Berry opponents plan protest

The art history professor spearheading the protest against the plans for the Berry Library addition will telephone the College President and Provost today to ask that opponents of the design be given time to complain to the Board of Trustees at their meeting in Hanover next week, she said yesterday.

The professor, Joy Kenseth, said she will follow the telephone request with a formal letter to the Trustees asking that they meet with her or members of the Design Review Committee in person to hear their objections to the design.

The plans for the 125,000 square-foot library addition -- approved by the Trustees in June and scheduled for groundbreaking in spring -- have met with disapproval from almost every member of the Design Review Committee, the group of professors and administrators who advise the administration on architectural matters. Opponents of the proposal say the building will look like a massive factory.

Kenseth said she will also forward to the entire faculty a memorandum sent to Provost James Wright on June 3. In the memorandum, obtained Monday by The Dartmouth, nine members of the Design Review Committee state that architect Robert Venturi's intention to make the building look like a mill is "highly problematic," and they recommend that the design be "fundamentally rethought."

Kenseth, a member of the executive committee of the Friends of Dartmouth Library, said opponents of Venturi's plans want to see how the faculty react to the memorandum before deciding whether to circulate a petition calling for a meeting of the entire faculty of Arts and Sciences.

Some changes have been made in response to criticisms from the Design Review Committee. But the details Venture rethought did too little to correct the plan's fundamental flaws, opponents of the design say. Wright and College President James Freedman say they support the current design, and most of the Trustees also support Venturi's plans.

Wright said yesterday that it is "certainly our intention to proceed with this plan in the spring. It is important to move the library ahead and have it completed on schedule."

Until the opposition to the building was made public on Monday, it was all but certain that construction of Venturi's plans would begin in Spring term. But in an interview with The Dartmouth yesterday, Trustee Susan Dentzer said there may still be a chance to stop the project -- even though the Board approved the plans in June.

She said the Board will consider faculty complaints, and the designs have not been completely finalized.
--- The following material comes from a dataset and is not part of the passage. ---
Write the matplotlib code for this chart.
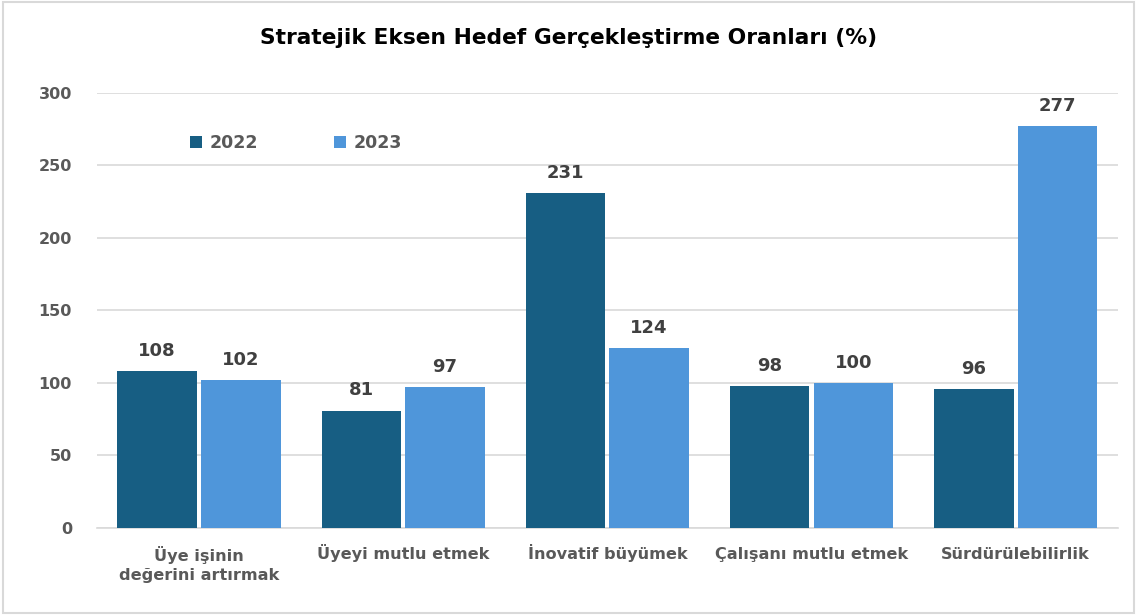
import numpy as np
import matplotlib.pyplot as plt
from matplotlib.transforms import offset_copy

categories = ["Üye işinin\ndeğerini artırmak", "Üyeyi mutlu etmek", "İnovatif büyümek",
              "Çalışanı mutlu etmek", "Sürdürülebilirlik"]
years = ["2022", "2023"]
values_2022 = [108, 81, 231, 98, 96]
values_2023 = [102, 97, 124, 100, 277]
yticks = [0, 50, 100, 150, 200, 250, 300]

plt.rcParams['font.family'] = ['DejaVu Sans']

fig = plt.figure(figsize=(11.37, 6.15), dpi=100)
ax = fig.add_axes([0.0853, 0.1415, 0.8977, 0.7073])

x = np.arange(len(categories))
w = 0.39
b1 = ax.bar(x - 0.205, values_2022, w, color='#175E83', label=years[0], zorder=3)
b2 = ax.bar(x + 0.205, values_2023, w, color='#4F96DA', label=years[1], zorder=3)

for bars in (b1, b2):
    for rect in bars:
        h = rect.get_height()
        ax.annotate(f"{h:.0f}", (rect.get_x() + rect.get_width() / 2, h),
                    xytext=(0, 8), textcoords='offset points', ha='center', va='bottom',
                    fontsize=13, fontweight='bold', color='#404040')

ax.set_xlim(-0.5, len(categories) - 0.5)
ax.set_ylim(0, 300)
ax.set_yticks(yticks)
ax.set_xticks(x)
ax.set_xticklabels([])
ax.set_yticklabels([str(t) for t in yticks], fontsize=11.5, fontweight='bold', color='#595959')
ax.tick_params(length=0, pad=18)

# category labels, first line baselines aligned like the original
for xi, cat in zip(x, categories):
    nlines = cat.count("\n")
    tr = offset_copy(ax.get_xaxis_transform(), fig=fig, x=0, y=-(31 + 21 * nlines) * 0.72,
                     units='points')
    ax.text(xi, 0, cat, transform=tr, ha='center', va='baseline', multialignment='center',
            fontsize=11.6, fontweight='bold', color='#595959', linespacing=1.32)

ax.yaxis.grid(True, color='#D9D9D9', linewidth=1.2, zorder=0)
for s in ['top', 'right', 'left']:
    ax.spines[s].set_visible(False)
ax.spines['bottom'].set_color('#D9D9D9')
ax.spines['bottom'].set_linewidth(1.2)

ax.legend(loc='center left', bbox_to_anchor=(0.076, 0.885), ncol=2, frameon=False,
          prop={'size': 12.5, 'weight': 'bold'}, labelcolor='#595959',
          handlelength=0.7, handleheight=0.7, handletextpad=0.4, columnspacing=4.4)

fig.suptitle("Stratejik Eksen Hedef Gerçekleştirme Oranları (%)", x=0.5, y=0.955,
             fontsize=15.7, fontweight='bold', color='black')

fig.patches.append(plt.Rectangle((0.003, 0.003), 0.994, 0.994, transform=fig.transFigure,
                                 fill=False, edgecolor='#D9D9D9', linewidth=1.5))

fig.savefig('out.png', dpi=100)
The number of people who have criticized Venturi's plans continues to grow. In an interview yesterday, architect Lo Yi Chan '54, Dartmouth's campus master planner, said the plans call for a building that will not correspond to other buildings on campus as well as it could.

Two important elements of planning a campus are a sense of history and a sense of connection between buildings, Chan said. "Those two things are extremely important, and I believe it is in those areas that the Venturi building has some failings," he said.

The Berry addition is intended to relieve overcrowding in Baker Library. The $30-million facility will include a student coffeehouse, varied study space and the office of administrative computing. It is the most ambitious building in the College's North Campus Expansion plan, which will create a constellation of postmodern buildings around a quadrangle of grass.